Toser Is A Miserable
Assemblage Of Mud And Brick Huts, Of Very Small Dimensions, The Beams
And The Doors Being All Of Date-Wood.
The gardens, however, under the
date-trees are beautiful, and abundantly watered with copious streams,
all of which are warm, and in one of which we bathed ourselves and felt
new vigour run through our veins.
We took a walk in the gardens, and
were surprised at the quantities of doves fluttering among the
date-trees; they were the common blue or Barbary doves. In the environs
of Mogador, these doves are the principal birds shot.

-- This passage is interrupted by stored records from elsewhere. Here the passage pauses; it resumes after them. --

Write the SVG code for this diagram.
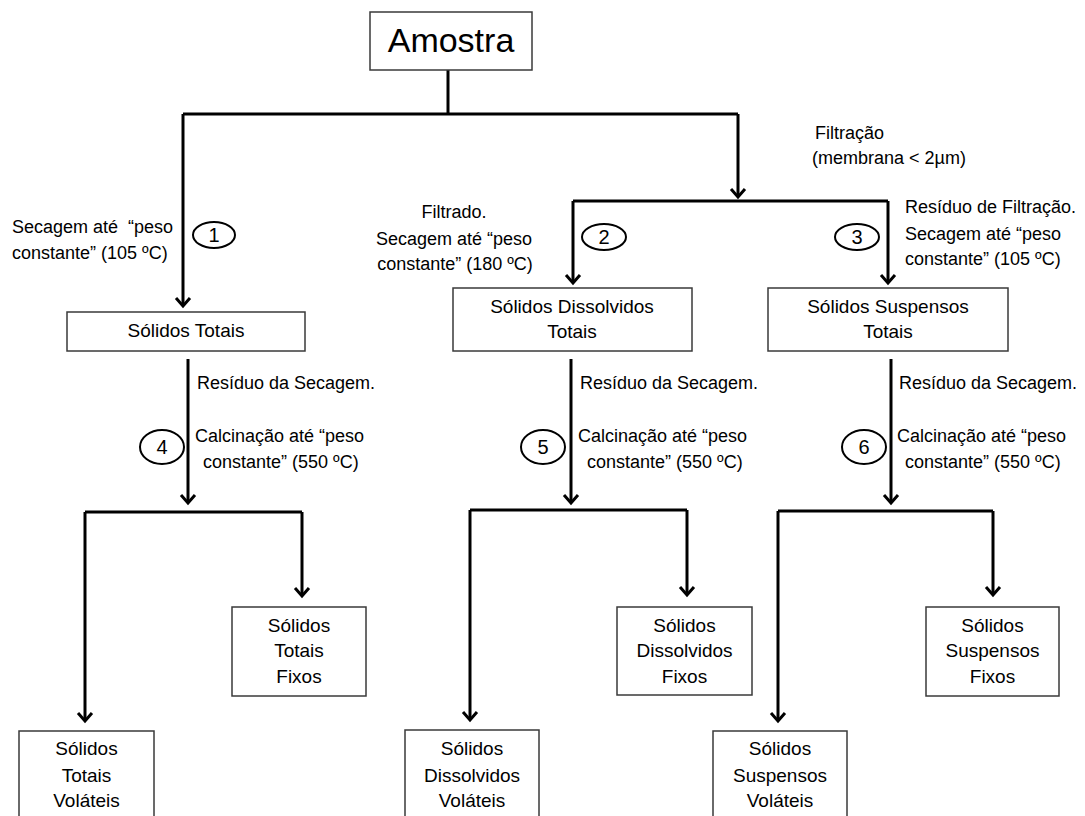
<svg xmlns="http://www.w3.org/2000/svg" width="1085" height="816" viewBox="0 0 1085 816">
<defs>
<marker id="arr" markerUnits="userSpaceOnUse" markerWidth="24" markerHeight="24" viewBox="-12 -12 24 24" refX="0" refY="0" orient="auto" overflow="visible">
<path d="M-8,-7 L0,0 L-8,7" fill="none" stroke="#000" stroke-width="3"/>
</marker>
<style>
.box{fill:#fff;stroke:#3a3a3a;stroke-width:1.5}
.c{fill:none;stroke:#000;stroke-width:3}
.a{fill:none;stroke:#000;stroke-width:3;marker-end:url(#arr)}
.el{fill:none;stroke:#000;stroke-width:2}
text{font-family:"Liberation Sans",Arial,sans-serif;font-size:18px;fill:#000}
.m{text-anchor:middle;font-size:19px}
.n{font-size:20px;text-anchor:middle}
</style>
</defs>
<rect width="1085" height="816" fill="#fff"/>

<g id="connectors">
<path class="c" d="M448,70 V114"/>
<path class="c" d="M183,114 H738"/>
<path class="a" d="M183,114 V306"/>
<path class="a" d="M738,114 V197"/>
<path class="c" d="M573,201 H888"/>
<path class="a" d="M573,201 V283"/>
<path class="a" d="M888,201 V283"/>
<path class="a" d="M188,359 V503"/>
<path class="c" d="M85,512 H302"/>
<path class="a" d="M85,512 V721"/>
<path class="a" d="M302,512 V596"/>
<path class="a" d="M571,359 V503"/>
<path class="c" d="M470,510 H687"/>
<path class="a" d="M470,510 V720"/>
<path class="a" d="M687,510 V595"/>
<path class="a" d="M891,359 V503"/>
<path class="c" d="M778,511 H993"/>
<path class="a" d="M778,511 V721"/>
<path class="a" d="M993,511 V595"/>
</g>

<g id="amostra">
<rect class="box" x="370" y="12" width="162" height="58"/>
<text x="451" y="52" class="m" style="font-size:34px">Amostra</text>
</g>

<g id="label-filtracao">
<text x="815" y="139">Filtração</text>
<text x="812" y="164">(membrana &lt; 2µm)</text>
</g>

<g id="label-1">
<text x="12" y="233">Secagem até &#160;“peso</text>
<text x="12" y="259">constante” (105 ºC)</text>
<ellipse class="el" cx="214" cy="235" rx="21" ry="13"/>
<text x="214" y="242" class="n">1</text>
</g>

<g id="label-2">
<text x="454" y="218" text-anchor="middle">Filtrado.</text>
<text x="454" y="245" text-anchor="middle">Secagem até “peso</text>
<text x="455" y="270" text-anchor="middle">constante” (180 ºC)</text>
<ellipse class="el" cx="604" cy="237" rx="22" ry="13"/>
<text x="604" y="244" class="n">2</text>
</g>

<g id="label-3">
<text x="905" y="213">Resíduo de Filtração.</text>
<text x="905" y="240">Secagem até “peso</text>
<text x="905" y="265">constante” (105 ºC)</text>
<ellipse class="el" cx="857" cy="237" rx="22" ry="13"/>
<text x="857" y="244" class="n">3</text>
</g>

<g id="solidos-totais">
<rect class="box" x="67" y="312" width="238" height="39"/>
<text x="186" y="337" class="m">Sólidos Totais</text>
</g>

<g id="solidos-dissolvidos-totais">
<rect class="box" x="453" y="288" width="239" height="63"/>
<text x="572" y="313" class="m">Sólidos Dissolvidos</text>
<text x="572" y="338" class="m">Totais</text>
</g>

<g id="solidos-suspensos-totais">
<rect class="box" x="768" y="288" width="240" height="63"/>
<text x="888" y="313" class="m">Sólidos Suspensos</text>
<text x="888" y="338" class="m">Totais</text>
</g>

<g id="label-4">
<text x="197" y="389">Resíduo da Secagem.</text>
<text x="195" y="442">Calcinação até “peso</text>
<text x="203" y="468">constante” (550 ºC)</text>
<ellipse class="el" cx="162" cy="447" rx="22" ry="17"/>
<text x="162" y="454" class="n">4</text>
</g>

<g id="label-5">
<text x="580" y="389">Resíduo da Secagem.</text>
<text x="578" y="442">Calcinação até “peso</text>
<text x="587" y="468">constante” (550 ºC)</text>
<ellipse class="el" cx="543" cy="447" rx="22" ry="17"/>
<text x="543" y="454" class="n">5</text>
</g>

<g id="label-6">
<text x="899" y="389">Resíduo da Secagem.</text>
<text x="897" y="442">Calcinação até “peso</text>
<text x="905" y="468">constante” (550 ºC)</text>
<ellipse class="el" cx="864" cy="447" rx="22" ry="17"/>
<text x="864" y="454" class="n">6</text>
</g>

<g id="solidos-totais-fixos">
<rect class="box" x="232" y="607" width="134" height="89"/>
<text x="299" y="632" class="m">Sólidos</text>
<text x="299" y="657" class="m">Totais</text>
<text x="299" y="683" class="m">Fixos</text>
</g>

<g id="solidos-totais-volateis">
<rect class="box" x="19" y="731" width="135" height="95"/>
<text x="86.5" y="755" class="m">Sólidos</text>
<text x="86.5" y="782" class="m">Totais</text>
<text x="86.5" y="807" class="m">Voláteis</text>
</g>

<g id="solidos-dissolvidos-fixos">
<rect class="box" x="617" y="607" width="135" height="88"/>
<text x="684.5" y="632" class="m">Sólidos</text>
<text x="684.5" y="657" class="m">Dissolvidos</text>
<text x="684.5" y="683" class="m">Fixos</text>
</g>

<g id="solidos-dissolvidos-volateis">
<rect class="box" x="405" y="730" width="134" height="96"/>
<text x="472" y="755" class="m">Sólidos</text>
<text x="472" y="782" class="m">Dissolvidos</text>
<text x="472" y="807" class="m">Voláteis</text>
</g>

<g id="solidos-suspensos-fixos">
<rect class="box" x="926" y="607" width="133" height="89"/>
<text x="992.5" y="632" class="m">Sólidos</text>
<text x="992.5" y="657" class="m">Suspensos</text>
<text x="992.5" y="683" class="m">Fixos</text>
</g>

<g id="solidos-suspensos-volateis">
<rect class="box" x="713" y="731" width="134" height="95"/>
<text x="780" y="755" class="m">Sólidos</text>
<text x="780" y="782" class="m">Suspensos</text>
<text x="780" y="807" class="m">Voláteis</text>
</g>
</svg>
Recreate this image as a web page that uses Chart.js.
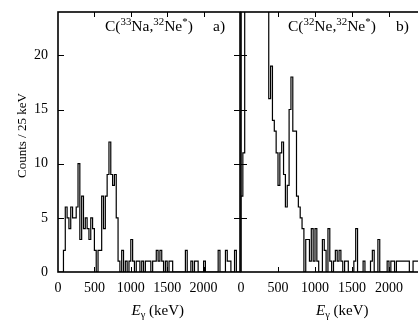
<!DOCTYPE html>
<html>
<head>
<meta charset="utf-8">
<script src="https://cdn.jsdelivr.net/npm/chart.js@4"></script>
<style>
html,body{margin:0;padding:0;background:#fff;}
body{position:relative;width:418px;height:322px;overflow:hidden;}
canvas{position:absolute;top:0;}
#cA{left:0;}
#cB{left:229px;}
.t{position:absolute;font-family:"Liberation Serif","Times New Roman",serif;color:#000;white-space:nowrap;line-height:1;}
.t sup{font-size:0.7em;vertical-align:0;position:relative;top:-0.6em;}
.t sub{font-size:0.7em;vertical-align:0;position:relative;top:0.3em;}
</style>
</head>
<body>
<canvas id="cA" width="243" height="322"></canvas>
<canvas id="cB" width="200" height="322"></canvas>

<div class="t" style="left:105px;top:18px;font-size:15.5px;">C(<sup>33</sup>Na,<sup>32</sup>Ne<sup>*</sup>)</div>
<div class="t" style="left:213px;top:18px;font-size:15.5px;">a)</div>
<div class="t" style="left:288px;top:18px;font-size:15.5px;">C(<sup>32</sup>Ne,<sup>32</sup>Ne<sup>*</sup>)</div>
<div class="t" style="left:396px;top:18px;font-size:15.5px;">b)</div>
<div class="t" id="xtA" style="top:303px;font-size:15px;"><i>E</i><sub>γ</sub> (keV)</div>
<div class="t" id="xtB" style="top:303px;font-size:15px;"><i>E</i><sub>γ</sub> (keV)</div>
<div class="t" id="yt" style="font-size:13px;transform-origin:0 0;">Counts / 25 keV</div>

<script>
// ---- data ----
const BIN_WIDTH = 25;      // keV per bin
const X_MAX = 2500;        // keV
const Y_MAX = 24;
const xTickValues = [0, 500, 1000, 1500, 2000];
const yTickValues = [0, 5, 10, 15, 20];

// panel a) C(33Na,32Ne*) : counts per 25 keV bin, starting at 0 keV
const countsA = [
  0,0,0,2,6,5,4,6,5,5,
  6,10,3,7,4,5,4,3,5,4,
  2,0,2,2,7,4,7,9,12,9,
  8,9,5,1,0,2,0,1,0,1,
  3,1,0,1,1,0,1,0,1,1,
  1,0,1,1,2,1,2,1,0,1,
  0,1,1,0,0,0,0,0,0,0,
  2,0,0,1,0,1,1,0,0,0,
  1,0,0,0,0,0,0,0,2,0,
  0,0,2,1,1,0,0,2,0,0
];

// panel b) C(32Ne,32Ne*) : counts per 25 keV bin (values > 24 run off scale)
const countsB = [
  7,11,30,30,30,30,30,30,30,30,
  30,30,30,30,30,16,19,14,13,11,
  8,11,12,9,6,8,15,18,13,13,
  7,6,5,4,0,3,3,1,4,1,
  4,1,0,0,3,2,0,4,1,0,
  1,2,1,2,1,0,1,1,0,0,
  0,1,4,0,0,0,1,0,0,0,
  1,2,0,0,3,0,0,0,0,1,
  0,1,1,0,1,1,1,1,1,1,
  1,0,0,1,1,1,0,0,0,0
];

// ---- helpers ----
function histPoints(counts) {
  const pts = counts.map((c, i) => ({ x: i * BIN_WIDTH, y: c }));
  pts.push({ x: counts.length * BIN_WIDTH, y: counts[counts.length - 1] });
  return pts;
}

const framePlugin = {
  id: 'frame',
  afterDatasetsDraw(chart) {
    const { ctx, chartArea: a, scales: { x, y } } = chart;
    ctx.save();
    ctx.strokeStyle = '#000';
    ctx.lineWidth = 1;
    ctx.beginPath();
    xTickValues.forEach(v => {
      if (v <= 0) return;
      const px = Math.round(x.getPixelForValue(v)) + 0.5;
      ctx.moveTo(px, a.top); ctx.lineTo(px, a.top + 5);
      ctx.moveTo(px, a.bottom); ctx.lineTo(px, a.bottom - 5);
    });
    yTickValues.forEach(v => {
      if (v <= 0) return;
      const py = Math.round(y.getPixelForValue(v)) + 0.5;
      ctx.moveTo(a.left, py); ctx.lineTo(a.left + 6, py);
      ctx.moveTo(a.right, py); ctx.lineTo(a.right - 6, py);
    });
    ctx.stroke();
    ctx.lineWidth = 1.6;
    ctx.strokeRect(a.left, a.top, a.right - a.left, a.bottom - a.top);
    ctx.restore();
  }
};

function makeChart(id, counts, showYLabels, padLeft) {
  return new Chart(document.getElementById(id), {
    type: 'line',
    data: {
      datasets: [{
        data: histPoints(counts),
        stepped: 'before',
        borderColor: '#000',
        borderWidth: 1.2,
        pointRadius: 0,
        fill: false,
        tension: 0
      }]
    },
    options: {
      responsive: false,
      animation: false,
      devicePixelRatio: 1,
      layout: { padding: { left: padLeft, right: 3, top: 12, bottom: 0 } },
      plugins: { legend: { display: false }, tooltip: { enabled: false } },
      scales: {
        x: {
          type: 'linear',
          min: 0, max: X_MAX,
          afterBuildTicks: s => { s.ticks = xTickValues.map(v => ({ value: v })); },
          afterFit: s => { s.height = 50; s.paddingLeft = 0; s.paddingRight = 0; },
          grid: { display: false, drawTicks: false },
          border: { display: false },
          ticks: {
            autoSkip: false, maxRotation: 0, padding: 8, color: '#000',
            font: { family: '"Liberation Serif", serif', size: 14 },
            callback: v => String(v)
          }
        },
        y: {
          min: 0, max: Y_MAX,
          afterBuildTicks: s => { s.ticks = yTickValues.map(v => ({ value: v })); },
          afterFit: s => { s.width = showYLabels ? 58 : 0; s.paddingTop = 0; s.paddingBottom = 0; },
          grid: { display: false, drawTicks: false },
          border: { display: false },
          ticks: {
            display: showYLabels,
            padding: 10, color: '#000',
            font: { family: '"Liberation Serif", serif', size: 14 },
            callback: v => String(v)
          }
        }
      }
    },
    plugins: [framePlugin]
  });
}

const chartA = makeChart('cA', countsA, true, 0);
const chartB = makeChart('cB', countsB, false, 12);

// position axis titles relative to the chart areas
function place() {
  const aA = chartA.chartArea, aB = chartB.chartArea;
  const offB = 229;
  const xtA = document.getElementById('xtA');
  const xtB = document.getElementById('xtB');
  xtA.style.left = ((aA.left + aA.right) / 2 + 9 - xtA.offsetWidth / 2) + 'px';
  xtB.style.left = (offB + (aB.left + aB.right) / 2 + 9 - xtB.offsetWidth / 2) + 'px';
  const yt = document.getElementById('yt');
  const w = yt.offsetWidth, h = yt.offsetHeight;
  const cy = 135;
  yt.style.left = (21 - h / 2) + 'px';
  yt.style.top = (cy + w / 2) + 'px';
  yt.style.transform = 'rotate(-90deg)';
}
place();
</script>
</body>
</html>
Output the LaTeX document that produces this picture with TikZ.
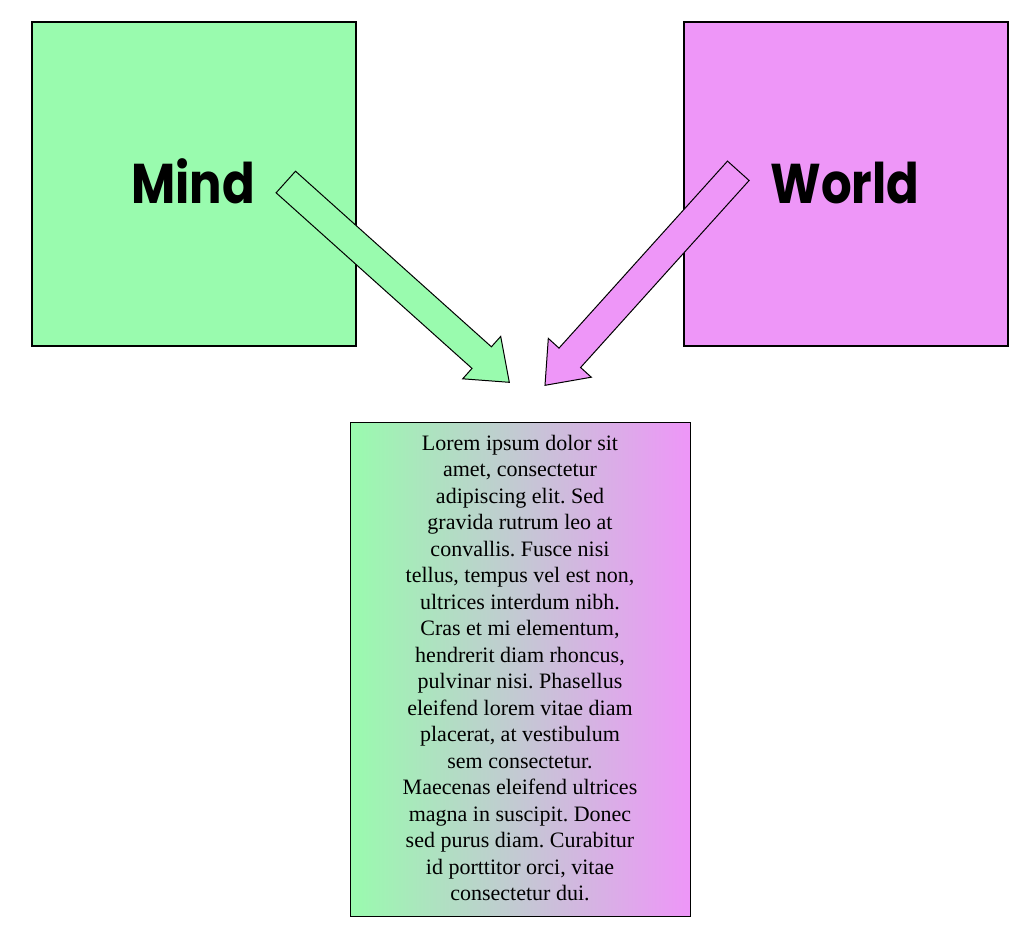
\documentclass[tikz,border=0pt]{standalone}
\usepackage{fontspec}
\setmainfont{Liberation Serif}
\newfontfamily\titlefont{Poppins}
\definecolor{mindgreen}{RGB}{153,251,174}
\definecolor{worldpink}{RGB}{238,150,248}
\begin{document}
\frenchspacing
\begin{tikzpicture}[x=1pt,y=-1pt,
  bigbox/.style={draw=black,line width=2.5pt,minimum width=324pt,minimum height=324pt,inner sep=0pt},
  title/.style={font=\titlefont\bfseries\fontsize{56}{62}\selectfont,inner sep=0pt},
  blockarrow/.style={draw=black,line width=1pt,line join=miter},
  bodytext/.style={font=\frenchspacing\fontsize{22}{26.5}\selectfont,align=center,inner sep=0pt}]
\useasboundingbox (0,0) rectangle (1030,938);
\node[bigbox,fill=mindgreen] (mind) at (194,184) {};
\node[bigbox,fill=worldpink] (world) at (846,184) {};
\node[title,anchor=base] (mindlabel) at (193,203) {\scalebox{0.86}[1]{Mind}};
\node[title,anchor=base] (worldlabel) at (845,203) {\scalebox{0.86}[1]{World}};
\draw[blockarrow,fill=mindgreen] (295.5,171.2) -- (491.4,346.8) -- (500.7,336.4) -- (509.3,382.3) -- (462.7,378.8) -- (472.0,368.4) -- (276.1,192.8) -- cycle;
\draw[blockarrow,fill=worldpink] (727.5,161.1) -- (559.0,348.1) -- (548.3,338.4) -- (545,385.3) -- (591.3,377.2) -- (580.6,367.5) -- (749.1,180.5) -- cycle;
\node[draw=black,line width=1pt,left color=mindgreen,right color=worldpink,minimum width=340pt,minimum height=494pt,inner sep=0pt] (textbox) at (520,669) {};
\node[bodytext,anchor=base] (body) at (520,900.7) {Lorem ipsum dolor sit\\amet, consectetur\\adipiscing elit. Sed\\gravida rutrum leo at\\convallis. Fusce nisi\\tellus, tempus vel est non,\\ultrices interdum nibh.\\Cras et mi elementum,\\hendrerit diam rhoncus,\\pulvinar nisi. Phasellus\\eleifend lorem vitae diam\\placerat, at vestibulum\\sem consectetur.\\Maecenas eleifend ultrices\\magna in suscipit. Donec\\sed purus diam. Curabitur\\id porttitor orci, vitae\\consectetur dui.};
\end{tikzpicture}
\end{document}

Toser, or Touzer, the _Tisurus_ of ancient geography, is a considerable
town of about six thousand souls, with several villages in its
neighbourhood.
The impression of Toser made upon our tourists agrees with that of the
traveller, Desfontaines, who writes of it in 1784: - "The Bey pitched his
tent on the right side of the city, if such can be called a mass of
_mud-houses_." The description corresponds also with that of Dr. Shaw,
who says that "the villages of the Jereed are built of mud-walls and
rafters of palm-trees." Evidently, however, some improvement has been
made of late years. The Arabs of Toser, on the contrary, and which very
natural, protested to the French scientific commission that Toser was
the finest city in El-Jereed. They pretend that it has an area as large
as Algiers, surrounded with a mud wall, twelve or fifteen feet high, and
crenated. In the centre is a vast open space, which serves for a
market-place. Toser has mosques, schools, Moorish baths - a luxury rare
on the confines of the Desert, fondouks or inns, &c. The houses have
flat terraces, and are generally well-constructed, the greater part
built from the ruins of a Roman town; but many are now dilapidated from
the common superstitious cause of not repairing or rebuilding old
houses. The choice material for building is brick, mostly unbaked or
sun-dried.
Most of these houses stand detached.
Toser, situate in a plain, is commanded from the north-west by a little
rocky mountain, whence an abundant spring takes its source, called
_Meshra_, running along the walls of the city southward, divides itself
afterwards in three branches, waters the gardens, and, after having
irrigated the plantations of several other villages, loses itself in the
sand at a short distance. The wells within the city of Toser are
insufficient for the consumption of the inhabitants, who fetch water
from Wad Meshra. The neighbouring villages are Belad-el-Ader, Zin,
Abbus; and the sacred villages are Zaouweeat, of Tounseea, Sidi Ali Bou
Lifu, and Taliraouee. The Arabs of the open country, and who deposit
their grain in and trade with these villages, are Oulad Sidi Sheikh,
Oulad Sidi Abeed, and Hammania. The dates of Toser are esteemed of the
finest quality.
Walked about the town; several of the inhabitants are very wealthy. The
dead saints are, however, here, and perhaps everywhere else in Tunis,
more decently lodged, and their marabets are real "whitewashed
sepulchres." They make many burnouses at Toser, and every house presents
the industrious sight of the needle or shuttle quickly moving.